Partant, au risque de contredire ceux qui voient que la solution de la crise algérienne doit être faite en concertation avec le régime en place sont des utopistes. Et ce, à moins que l’on ne veuille pas tirer les enseignements d’octobre 1988. Car, dans ce cas, le régime, en se sentant menacé, va jouer toutes ses cartes en vue de détourner le mouvement. « Le Shah, néanmoins, tenta une ultime fois de rétablir une situation pourtant désespérée. Il entreprit des consultations afin de construire un gouvernement d’ouverture. Pour convaincre de sa bonne foi, il fit dissoudre le parti unique Rastakhiz, et emprisonner le directeur de la terrifiante SAVAK (l’équivalent du DRS algérien). Il alla même jusqu’à faire emprisonner son ami, l’ancien Premier ministre Amir-Abbas Hoveyda », lit-on sur un site internat traitant de la révolution iranienne. Ce revirement du Shah explique à quel point les tyrans résiste jusqu’à l’ultime seconde en vue de sauver leurs privilèges.

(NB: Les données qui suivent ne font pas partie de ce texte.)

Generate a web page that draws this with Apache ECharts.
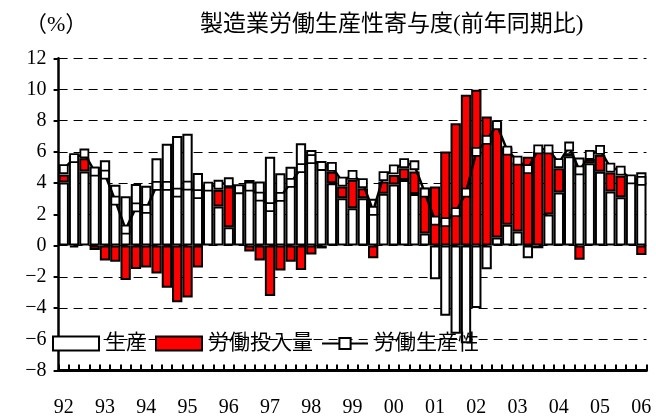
<!DOCTYPE html>
<html>
    <head>
        <meta charset="utf-8">
        <script src="https://cdn.jsdelivr.net/npm/echarts@6/dist/echarts.min.js"></script>
        <style>
            body { margin: 0; background: #fff; }
        </style>
    </head>
    <body>
        <div id="main" style="width: 656px;height:419px;"></div>
        <script type="text/javascript">
            // 年ラベル(各年の第1四半期に表示)
            var years = ['92', '93', '94', '95', '96', '97', '98', '99', '00', '01', '02', '03', '04', '05', '06'];
            // 生産 (1992Q1 - 2006Q1)
            var production = [
                4.05, 5.75, 4.75, 5.05,
                5.47, 3.9, 3.17, 3.95,
                3.83, 5.6, 6.52, 7.03,
                7.16, 4.66, 3.85, 2.5,
                1.18, 3.8, 4.2, 4.1,
                5.7, 4.64, 5.06, 6.55,
                6.13, 5.3, 4.0, 3.03,
                2.39, 3.03, 3.0, 3.32,
                3.92, 4.2, 3.3, 0.78,
                -2.16, -4.5, -5.65, -6.26,
                -4.0, -1.52, 0.52, 1.33,
                0.9, -0.81, -0.17, 2.0,
                3.4, 5.72, 5.65, 5.28,
                4.74, 3.46, 3.1, 4.25,
                4.7
            ];
            // 労働投入量
            var laborInput = [
                0.5, -0.12, 0.85, -0.28,
                -0.95, -1.03, -2.2, -1.5,
                -1.4, -1.78, -2.7, -3.62,
                -3.33, -1.4, 0, 1.07,
                2.6, 0, -0.38, -0.96,
                -3.23, -1.6, -1.03, -1.56,
                -0.57, -0.18, 0.74, 0.75,
                1.81, 0.64, -0.81, 0.78,
                0.6, 0.76, 1.45, 2.95,
                3.78, 6.03, 7.84, 9.66,
                9.98, 8.27, 7.4, 4.95,
                4.42, 5.7, 6.03, 4.05,
                1.56, 0.2, -0.9, 0.27,
                1.07, 1.22, 1.38, 0,
                -0.6
            ];
            // 労働生産性
            var productivity = [
                4.9, 5.6, 5.9, 4.74,
                4.55, 2.88, 1.03, 2.45,
                2.35, 3.83, 3.83, 3.4,
                3.84, 3.3, 3.78, 3.9,
                4.06, 3.61, 3.78, 3.14,
                2.47, 3.12, 4.02, 4.96,
                5.54, 5.1, 5.05, 4.1,
                4.53, 4.0, 2.22, 4.45,
                4.88, 5.28, 5.15, 3.4,
                1.6, 1.5, 2.14, 3.4,
                6.0, 6.77, 7.72, 6.09,
                5.45, 4.9, 6.17, 6.17,
                5.28, 6.35, 4.82, 5.81,
                6.13, 5.0, 4.81, 4.25,
                4.15
            ];

            var quarters = [];
            years.forEach(function (y) {
                for (var q = 1; q <= 4; q++) {
                    if (quarters.length < production.length) quarters.push(y + 'Q' + q);
                }
            });

            var fontFamily = "'Liberation Serif', 'Noto Sans CJK JP', serif";

            var myChart = echarts.init(document.getElementById('main'));

            var option = {
                animation: false,
                backgroundColor: '#fff',
                textStyle: { fontFamily: fontFamily, color: '#000' },
                title: [
                    {
                        text: '（%）',
                        left: 20,
                        top: 9,
                        textStyle: { fontFamily: fontFamily, fontSize: 22, fontWeight: 'normal', color: '#000' }
                    },
                    {
                        text: '製造業労働生産性寄与度(前年同期比)',
                        left: 195,
                        top: 8,
                        textStyle: { fontFamily: fontFamily, fontSize: 23, fontWeight: 'normal', color: '#000' }
                    }
                ],
                legend: {
                    left: 52,
                    top: 333,
                    padding: 0,
                    itemWidth: 46,
                    itemHeight: 14,
                    itemGap: 8,
                    textStyle: { fontFamily: fontFamily, fontSize: 21, color: '#000', padding: [0, 0, 0, 1] },
                    data: [
                        { name: '生産', icon: 'rect' },
                        { name: '労働投入量', icon: 'rect' },
                        { name: '労働生産性' }
                    ]
                },
                grid: {
                    left: 58.6,
                    right: 9.5,
                    top: 58.3,
                    bottom: 48.5
                },
                xAxis: {
                    type: 'category',
                    data: quarters,
                    boundaryGap: true,
                    axisLine: { onZero: false, lineStyle: { color: '#000', width: 3 } },
                    axisTick: { show: true, inside: true, length: 6, interval: 0, lineStyle: { color: '#000', width: 2 } },
                    axisLabel: {
                        interval: 3,
                        margin: 27,
                        fontSize: 20,
                        color: '#000',
                        fontFamily: fontFamily,
                        formatter: function (v) { return v.slice(0, 2); }
                    },
                    splitLine: { show: false }
                },
                yAxis: {
                    type: 'value',
                    min: -8,
                    max: 12,
                    interval: 2,
                    axisLine: { show: true, lineStyle: { color: '#000', width: 2.5 } },
                    axisTick: { show: true, length: 5, lineStyle: { color: '#000', width: 2 } },
                    axisLabel: {
                        margin: 12,
                        fontSize: 20,
                        color: '#000',
                        fontFamily: fontFamily,
                        formatter: function (v) { return String(v).replace('-', '\u2212'); }
                    },
                    splitLine: { show: true, lineStyle: { color: '#000', width: 1, type: [9, 6] } }
                },
                series: [
                    {
                        name: '生産',
                        type: 'bar',
                        stack: 'total',
                        barCategoryGap: '0%',
                        data: production,
                        itemStyle: { color: '#fff', borderColor: '#000', borderWidth: 2 }
                    },
                    {
                        name: '労働投入量',
                        type: 'bar',
                        stack: 'total',
                        barCategoryGap: '0%',
                        data: laborInput,
                        itemStyle: { color: '#ff0000', borderColor: '#000', borderWidth: 2 }
                    },
                    {
                        name: '労働生産性',
                        type: 'line',
                        data: productivity,
                        z: 5,
                        symbol: 'rect',
                        symbolSize: 8,
                        showAllSymbol: true,
                        lineStyle: { color: '#000', width: 2.5 },
                        itemStyle: { color: '#fff', borderColor: '#000', borderWidth: 1.8 }
                    }
                ]
            };

            myChart.setOption(option);
        </script>
    </body>
</html>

Dans le cas algérien, force est reconnaître que les mouvements de contestation sont rarement coordonnés. Et quand il y a un mouvement embryonnaire, tel que le projet de sortie de crise élaboré par les opposants algériens à Sant-Egidio, les premiers à combattre ce projet ce sont les soi-disant opposants. Le régime n’a qu’à s’appuyer ensuite sur sa clientèle pour justifier son refus de se mettre autour d’une table en vue de négocier une issue à la crise politique algérienne. De la même manière, à chaque fois que des acteurs politiques sérieux, à l’instar de Hocine Ait Ahmed ou d’Abdelhamid Mehri, évoquent la nécessité d’un large rassemblement, les faux opposants mettent en avant l’exemple iranien. En d’autres termes, il ne peut pas y avoir d’alliance entre Algériens pour la simple raison que la révolution pourrait subir le même sort qu’en Iran. Du coup, par l’acharnement des éradicateurs, l’Algérie est condamnée à avoir des dirigeants insultants comme Sellal et Benyounes ou des impotents comme Bouteflika.
Pour conclure, il va de soi qu’il ne s’agit pas de copier un modèle. Chaque peuple a ses spécificités. Les Algériens sont assez grands pour choisir le modèle leur convenant. Ce qu’ils n’ont pas le droit de faire en revanche, c’est de rester bras croisés. Et si jamais ils ne font rien dans les brefs délais, l’avenir de notre pays sera sérieusement compromis. Dans ce cas, il ne faudrait pas pleurnicher.